Партийность — есть высшее проявление народности. Это так ясно, что нет тут места досужему умствованию. Именно этого рода партийность и старался я показать в «Неделе». И сравнительно долгая жизнь этой моей ранней и во многом несовершенной повести обусловлена тем, что мне в какой-то степени удалось показать это.
Кстати сказать, изображение именно этого качества души коммуниста, его ответственности перед народом и перед страной имело прямое отношение к возникновению метода социалистического реализма, который не был открыт одним каким-либо выдающимся человеком, а возник как проявление небывалой новизны нашей молодой литературы, как результат ее совокупного труда, весьма разнообразного по своему индивидуальному выражению в творчестве различных писателей.
Тот двадцатидвухлетний юноша, который трудился над своей первой повестью, был в отношении литературном очень неопытен. Помню, как долго мучился я, пока не сделал простого открытия: что писать лучше всего не на двух сторонах бумажного листа, а на одной его стороне, иначе, помногу раз перенося с места на место какой-либо отработанный кусок текста, устанешь, бесконечно его переписывая, запутаешься и, чего доброго, начнешь его портить. А как не хотелось оставлять чистой оборотную сторону листа — тогда не хватало бумаги. Так, например, первые варианты «Недели» я писал на листах со штампом «Фирма Высоцкого», предназначенных для обертки чая. В Челябинске, как известно, была чаеразвесочная фабрика этой фирмы.
Работать приходилось мне в условиях довольно трудных. Я был тогда начальником учебного отдела окружных военно-политических курсов. Летом 1921 года в результате последствий гражданской войны, обостренных неурожаем, начался голод. Паек на курсах был уменьшен до полфунта в день, т. е. до 200 граммов.
Одновременно с работой над своей первой повестью, я вел довольно ответственную работу — руководил всей учебной, а отчасти и политической жизнью курсов. Это был период перехода к нэпу. Настроения среди курсантов в связи с демобилизацией были самые разнообразные, мне приходилось много выступать, поэтому для моей литературной работы оставалось чрезвычайно мало времени.
Обычно я писал утром, до начала занятий, и поздно вечером — по возвращении домой.
Я не писал по порядку — одну главу за другой. Общий замысел был мне уже ясен, я писал то, что мне представлялось наиболее ярко, переходил от начала к концу, потом к середине. Но в процессе этой, как будто бы беспорядочной работы шло дальнейшее уточнение содержания будущего произведения.
Помню, что с особой охотой работал я над описанием отношений Матусенко с Мартыновым. Матусенко — это, кажется, первая фигура приспособленца в советской литературе.
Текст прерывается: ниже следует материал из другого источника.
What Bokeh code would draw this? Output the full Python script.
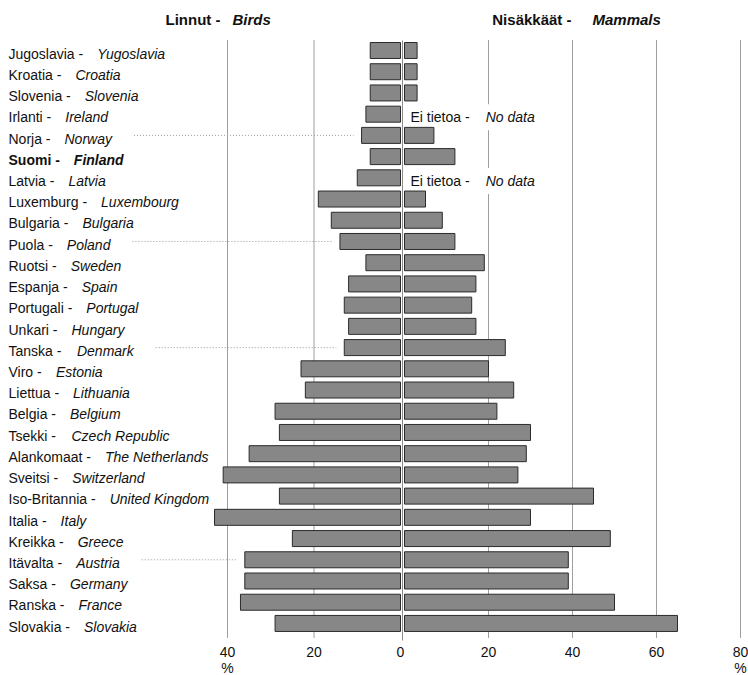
from bokeh.plotting import figure
from bokeh.models import Range1d, ColumnDataSource
from bokeh.core.properties import value
from bokeh.embed import file_html
from bokeh.resources import INLINE

# ---------------- data ----------------
fi_names = ["Jugoslavia", "Kroatia", "Slovenia", "Irlanti", "Norja", "Suomi", "Latvia",
            "Luxemburg", "Bulgaria", "Puola", "Ruotsi", "Espanja", "Portugali", "Unkari",
            "Tanska", "Viro", "Liettua", "Belgia", "Tsekki", "Alankomaat", "Sveitsi",
            "Iso-Britannia", "Italia", "Kreikka", "Itävalta", "Saksa", "Ranska", "Slovakia"]
en_names = ["Yugoslavia", "Croatia", "Slovenia", "Ireland", "Norway", "Finland", "Latvia",
            "Luxembourg", "Bulgaria", "Poland", "Sweden", "Spain", "Portugal", "Hungary",
            "Denmark", "Estonia", "Lithuania", "Belgium", "Czech Republic", "The Netherlands",
            "Switzerland", "United Kingdom", "Italy", "Greece", "Austria", "Germany", "France",
            "Slovakia"]
birds = [7, 7, 7, 8, 9, 7, 10, 19, 16, 14, 8, 12, 13, 12, 13, 23, 22, 29, 28, 35, 41,
         28, 43, 25, 36, 36, 37, 29]
mammals = [3, 3, 3, None, 7, 12, None, 5, 9, 12, 19, 17, 16, 17, 24, 20, 26, 22, 30, 29,
           27, 45, 30, 49, 39, 39, 50, 65]
highlight = "Suomi"
birds_ticks = [40, 20, 0]
mammal_ticks = [20, 40, 60, 80]
birds_title = ("Linnut -", "Birds")
mammals_title = ("Nisäkkäät -", "Mammals")
no_data_text = ("Ei tietoa -", "No data")
unit_label = "%"

# ---------------- text metrics (Liberation Sans == Arial widths) ----------------
REG = {' ': 278, '-': 333, 'A': 667, 'B': 667, 'C': 722, 'D': 722, 'E': 667, 'F': 611,
       'G': 778, 'H': 722, 'I': 278, 'J': 500, 'K': 667, 'L': 556, 'M': 833, 'N': 722,
       'O': 778, 'P': 667, 'R': 722, 'S': 667, 'T': 611, 'U': 722, 'V': 667, 'Y': 667,
       'a': 556, 'b': 556, 'c': 500, 'd': 556, 'e': 556, 'f': 278, 'g': 556, 'h': 556,
       'i': 222, 'j': 222, 'k': 500, 'l': 222, 'm': 833, 'n': 556, 'o': 556, 'p': 556,
       'r': 333, 's': 500, 't': 278, 'u': 556, 'v': 500, 'w': 722, 'x': 500, 'y': 500,
       'z': 500, 'ä': 556}
BOLD = {' ': 278, '-': 333, 'S': 667, 'u': 611, 'o': 611, 'm': 889, 'i': 278, 'N': 722,
        's': 556, 'ä': 556, 'k': 556, 't': 333, 'L': 611, 'n': 611}


def text_width(s, size, bold=False):
    tab = BOLD if bold else REG
    return sum(tab.get(ch, REG.get(ch, 556) * (1.05 if bold else 1.0)) for ch in s) * size / 1000.0


FONT = "Liberation Sans"
FS = 14
W, H = 748, 675

# layout of scales (pixels inside figure)
b0_px, b_scale = 400.0, 4.325      # birds: 0 at 400 px, growing to the left
m0_px, m_scale = 404.0, 4.2        # mammals: 0 at 404 px, growing to the right
row0_px, row_step = 50.0, 21.22    # first row centre and row pitch
left_px = 8.0

n = len(fi_names)
rows = list(range(n))

p = figure(width=W, height=H,
           x_range=Range1d(-m0_px / m_scale, (W - m0_px) / m_scale),
           y_range=Range1d((H - row0_px) / row_step, -row0_px / row_step),
           output_backend="svg", toolbar_location=None, min_border=0,
           x_axis_location=None, y_axis_location=None, outline_line_color=None)
p.grid.visible = False
p.extra_x_ranges = {"birds": Range1d(b0_px / b_scale, -(W - b0_px) / b_scale),
                    "px": Range1d(0, W)}


def ry(px):
    return (px - row0_px) / row_step


grid_top, grid_bot = ry(40), ry(638)
tick_y, unit_y, head_y = ry(651), ry(667), ry(18.5)
lab_dy = 0.15

grid_kw = dict(line_color="#3c3c3c", line_width=1, line_dash="1 1")
bg = [t for t in birds_ticks if t != 0]
p.segment(x0=bg, x1=bg, y0=[grid_top] * len(bg), y1=[grid_bot] * len(bg),
          x_range_name="birds", **grid_kw)
p.segment(x0=mammal_ticks, x1=mammal_ticks, y0=[grid_top] * len(mammal_ticks),
          y1=[grid_bot] * len(mammal_ticks), **grid_kw)

# centre (zero) line
cx = (b0_px + m0_px) / 2
p.segment(x0=[cx], x1=[cx], y0=[grid_top], y1=[ry(640)], x_range_name="px",
          line_color="#8a8a8a", line_width=1)

# labels geometry
is_hl = [f == highlight for f in fi_names]
fi_txt = [f + " -" for f in fi_names]
gap = 14
en_x = [left_px + text_width(t, FS, b) + gap for t, b in zip(fi_txt, is_hl)]

# leader lines every fifth row where room allows
lx0, lx1, ly = [], [], []
for i in rows:
    if (i + 1) % 5 == 0:
        start = en_x[i] + text_width(en_names[i], FS, is_hl[i]) + 22
        end = b0_px - birds[i] * b_scale - 8
        if end - start > 20:
            lx0.append(start); lx1.append(end); ly.append(i)
p.segment(x0=lx0, x1=lx1, y0=ly, y1=ly, x_range_name="px",
          line_color="#9a9a9a", line_width=1, line_dash="1 2")

# bars
bar_kw = dict(height=0.754, fill_color="#878787", line_color="#2b2b2b", line_width=1)
src_b = ColumnDataSource(dict(y=rows, v=birds))
p.hbar(y="y", left=0, right="v", source=src_b, x_range_name="birds", **bar_kw)
src_m = ColumnDataSource(dict(y=[i for i in rows if mammals[i] is not None],
                              v=[m for m in mammals if m is not None]))
p.hbar(y="y", left=0, right="v", source=src_m, **bar_kw)

# country labels
txt_kw = dict(text_font=value(FONT), text_font_size=f"{FS}px", text_color="#111111",
              text_baseline="middle", text_align="left", x_range_name="px")
for hl in (False, True):
    idx = [i for i in rows if is_hl[i] == hl]
    p.text(x=[left_px] * len(idx), y=[i + lab_dy for i in idx], text=[fi_txt[i] for i in idx],
           text_font_style="bold" if hl else "normal", **txt_kw)
    p.text(x=[en_x[i] for i in idx], y=[i + lab_dy for i in idx],
           text=[en_names[i] for i in idx],
           text_font_style="bold italic" if hl else "italic", **txt_kw)

# no-data notes
nd = [i for i in rows if mammals[i] is None]
nd_x0 = m0_px + 6
nd_x1 = nd_x0 + text_width(no_data_text[0], FS) + 11
p.text(x=[nd_x0] * len(nd), y=[i + lab_dy for i in nd], text=[no_data_text[0]] * len(nd),
       text_font_style="normal", **txt_kw)
p.text(x=[nd_x1] * len(nd), y=[i + lab_dy for i in nd], text=[no_data_text[1]] * len(nd),
       text_font_style="italic", background_fill_color="white", padding=5, **txt_kw)

# headers
hd_kw = dict(text_font=value(FONT), text_font_size="15px", text_color="#111111",
             text_baseline="middle", x_range_name="px")
p.text(x=[220], y=[head_y], text=[birds_title[0]], text_align="right",
       text_font_style="bold", **hd_kw)
p.text(x=[232], y=[head_y], text=[birds_title[1]], text_align="left",
       text_font_style="bold italic", **hd_kw)
p.text(x=[571], y=[head_y], text=[mammals_title[0]], text_align="right",
       text_font_style="bold", **hd_kw)
p.text(x=[592], y=[head_y], text=[mammals_title[1]], text_align="left",
       text_font_style="bold italic", **hd_kw)

# tick labels
tk_kw = dict(text_font=value(FONT), text_font_size="14px", text_color="#111111",
             text_baseline="middle", text_align="center")
p.text(x=birds_ticks, y=[tick_y] * len(birds_ticks), text=[str(t) for t in birds_ticks],
       x_range_name="birds", **tk_kw)
p.text(x=mammal_ticks, y=[tick_y] * len(mammal_ticks),
       text=[str(t) for t in mammal_ticks], **tk_kw)
p.text(x=[birds_ticks[0]], y=[unit_y], text=[unit_label], x_range_name="birds", **tk_kw)
p.text(x=mammal_ticks[-1:], y=[unit_y], text=[unit_label], **tk_kw)

open("out.html", "w").write(file_html(p, INLINE))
И то, что Мартынов, коммунист-интеллигент, из-за абстрактности своего мышления не может разглядеть рядом с собой приспособленца и шкурника, мне казалось жизненно верным и очень хотелось показать это.
Я все время работал в направлении наибольшего обобщения, наибольшей типизации и драматизации изображаемого. Город Челябинск никогда не был взят белобандитами. Я думал, что острее и характернее будет, если я покажу город, который бандитами был взят. Но для этого следовало несколько изменить его географическое положение.
Челябинск — это бойкий железнодорожный центр, а город, изображенный в «Неделе», соединяется со всей страной лишь одной железнодорожной веткой, его бандитам взять легче. Так образовалась драматическая коллизия, которая легла в основу «Недели».
В конце лета я заболел и получил четырехмесячный отпуск. Провел я его в Москве, куда в то время переехал мой брат. После отпуска я тоже остался в Москве, перевелся на педагогическую работу в одну из Высших военных школ и, примерно, с декабря 1921 года снова взялся за повесть.
К этому времени у меня, все уже было обдумано и много написано. Перечитав все написанное, я обнаружил много мест, которые мне не нравились, но в то же время убедился, что я на правильном пути. Дописать до конца — вот задача, которую я себе поставил. Через все колдобины и буераки гнать повествование к концу, так решил я. И начал с того, что начисто переписал все, что уже было мною сделано, и выравнял первые четыре главы повести сюжетно и стилистически.
Но, продолжая работу над повестью, я вдруг обнаружил, что не могу писать ее тем приподнятым, почти ритмичным складом, как она писалась до этого.
Если вы прочтете главы, посвященные самому восстанию и его ликвидации, вы почувствуете, что написаны они в ином тоне, в иной стилистической манере, чем первые главы, в которых ритм выражен более явно. С пятой же главы повествование становится свободнее, явно, выраженные ритмические куски попадаются реже. И только последняя, седьмая глава была написана так, как задумана ранее: я закончил «Неделю» описанием партийного собрания, которое как бы перекликалось с тем собранием, которым повесть начиналась, и в стилистическом отношении вернулся таким образом к началу.